The 2023 audience likely anticipated a trauma-scarred reincarnation of Beattie, but Sherman’s character doesn’t deliver that. He said he wanted to summarise the 20th Century Jewish experience through this old lady sitting shiva in a theatre. However, by merging too many Jewish stereotypes — shtetl dweller, ghetto prisoner, refugee, Zionist, sex-talker, American entrepreneur, haughty ‘Peace Now’ activist —  Sherman robs Rose of authenticity. Lipman effectively plays a drag version of the aging American playwright himself, rather than a believable Holocaust survivor. Rose is not as funny as Beattie, as moving as a real survivor, or as charming when talking about sex as Dr Ruth. Indeed, the weird description of a supposedly kabbalistic recipe to resurrect her dead husband using her new husband’s semen sounded utterly unbelievable in every sense.

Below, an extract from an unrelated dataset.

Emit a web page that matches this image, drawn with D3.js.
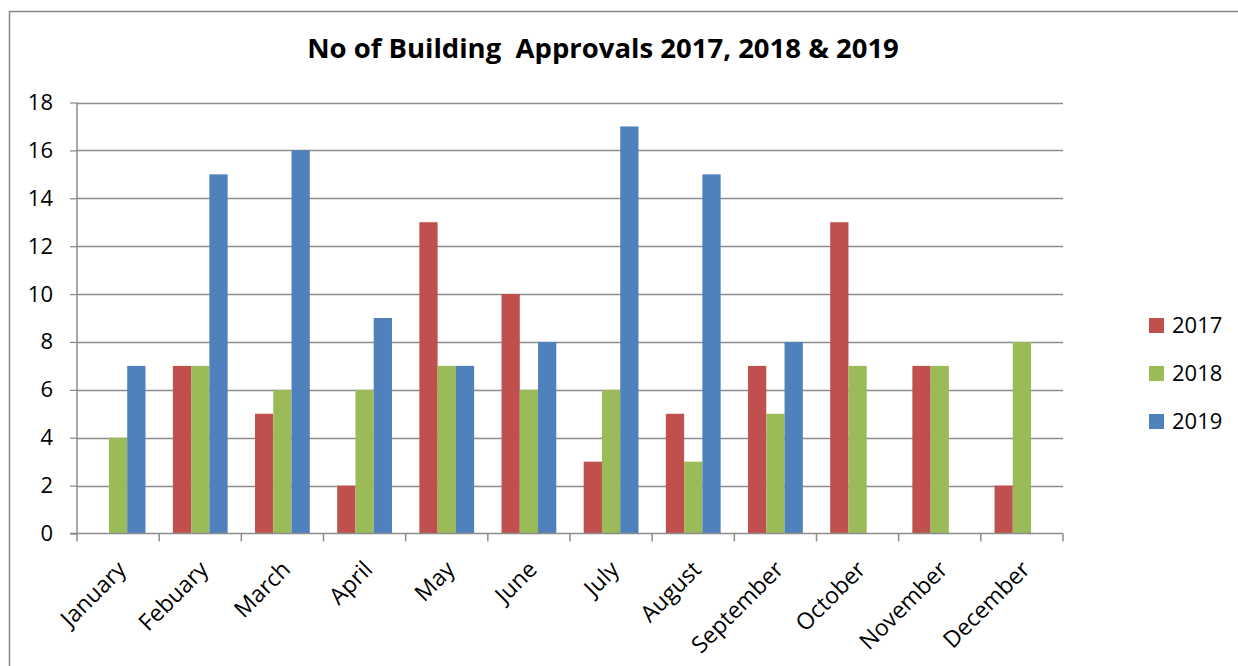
<!DOCTYPE html>
<html><head><meta charset="utf-8">
<script src="https://cdn.jsdelivr.net/npm/d3@7"></script>
<style>body{margin:0;background:#fff}svg{display:block}</style>
</head><body><svg id="c" width="1238" height="666"></svg>
<script>
const categories = ["January","Febuary","March","April","May","June","July","August","September","October","November","December"];
const seriesNames = ["2017","2018","2019"];
const values2017 = [0,7,5,2,13,10,3,5,7,13,7,2];
const values2018 = [4,7,6,6,7,6,6,3,5,7,7,8];
const values2019 = [7,15,16,9,7,8,17,15,8,0,0,0];
const yTicks = [0,2,4,6,8,10,12,14,16,18];
const colors = ["#C0504D","#9BBB59","#4F81BD"];
const title = "No of Building  Approvals 2017, 2018 & 2019";

(function(){
const svg = d3.select("#c");
const font = "'Open Sans', sans-serif";
// frame
svg.append("path").attr("d","M9.5,666 V11.5 H1238").attr("fill","none").attr("stroke","#898989").attr("stroke-width",1.5);

const pL=77, pR=1063, pT=102.5, pB=533.5;
const x = d3.scaleBand().domain(categories).range([pL,pR]);
// Excel gap width 150%: bar = band/4.5
const bw = x.bandwidth()/4.5;
const sx = d3.scaleBand().domain(seriesNames).range([0.75*bw, 3.75*bw]);
const y = d3.scaleLinear().domain([0,18]).range([pB,pT]);

// gridlines
svg.append("g").selectAll("line").data(yTicks.filter(d=>d>0)).join("line")
  .attr("x1",pL).attr("x2",pR).attr("y1",d=>Math.round(y(d))+0.5).attr("y2",d=>Math.round(y(d))+0.5)
  .attr("stroke","#8c8c8c").attr("stroke-width",1.3);

const data = [values2017, values2018, values2019];
seriesNames.forEach((s,i)=>{
  svg.append("g").selectAll("rect").data(categories).join("rect")
    .attr("x",(c)=>x(c)+sx(s)).attr("width",sx.bandwidth())
    .attr("y",(c,j)=>y(data[i][j])).attr("height",(c,j)=>pB-y(data[i][j]))
    .attr("fill",colors[i]);
});

// y axis
const ya = d3.axisLeft(y).tickValues(yTicks).tickSize(7).tickPadding(17);
const gy = svg.append("g").attr("transform",`translate(${pL},0)`).call(ya);
gy.select(".domain").remove();
gy.selectAll(".tick line").attr("stroke","#8c8c8c").attr("stroke-width",1.3);
gy.selectAll(".tick text").attr("font-family",font).attr("font-size",22).attr("fill","#000");
svg.append("line").attr("x1",pL).attr("x2",pL).attr("y1",pT).attr("y2",pB).attr("stroke","#8c8c8c").attr("stroke-width",1.5);

// x axis
svg.append("line").attr("x1",pL-7).attr("x2",pR).attr("y1",pB).attr("y2",pB).attr("stroke","#8c8c8c").attr("stroke-width",1.5);
const edges = categories.map(c=>x(c)).concat([pR]);
svg.append("g").selectAll("line").data(edges).join("line")
  .attr("x1",d=>d).attr("x2",d=>d).attr("y1",pB).attr("y2",pB+8)
  .attr("stroke","#8c8c8c").attr("stroke-width",1.5);
svg.append("g").selectAll("text").data(categories).join("text")
  .attr("transform",c=>`translate(${x(c)+x.bandwidth()/2-2},${pB+26}) rotate(-45)`)
  .attr("text-anchor","end").attr("dy","0.7em")
  .attr("font-family",font).attr("font-size",23).attr("fill","#000").text(c=>c);

// title
svg.append("text").attr("x",603).attr("y",58).attr("text-anchor","middle")
  .attr("font-family",font).attr("font-weight","bold").attr("font-size",27.5).attr("fill","#000")
  .style("white-space","pre").text(title);

// legend
const lg = svg.append("g").selectAll("g").data(seriesNames).join("g")
  .attr("transform",(d,i)=>`translate(1149,${318+i*48})`);
lg.append("rect").attr("width",15).attr("height",15).attr("fill",(d,i)=>colors[i]);
lg.append("text").attr("x",23).attr("y",15).attr("font-family",font).attr("font-size",22).attr("fill","#000").text(d=>d);
})();
</script></body></html>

Lipman is a fine actress whose delivery is a theatre masterclass. Single-actor extended monologues are notoriously hard to perform. But their success relies as much on fantastic writing as on masterful delivery. So why did she agree to take on this wide of the mark, bait-and-switch text, which she wisely rejected in 1999? Elevated to the status of Jewish heroine when she spoke out against Jeremy Corbyn and antisemitism, it is surprising to see her now supporting a play that invests so much dramatic capital in the outdated notion that Jews kill children.

Holocaust accounts unfailingly evoke in me a profound realisation of its enormity: I will never cease discovering new and devastating angles. Yet as the first half of “Rose” concluded, I felt no overwhelming sentiment. Had I finally learnt everything there was to know? Of course not. This Holocaust survivor pastiche simply falls short, and despite Lipman’s performance, the text itself feels hollow.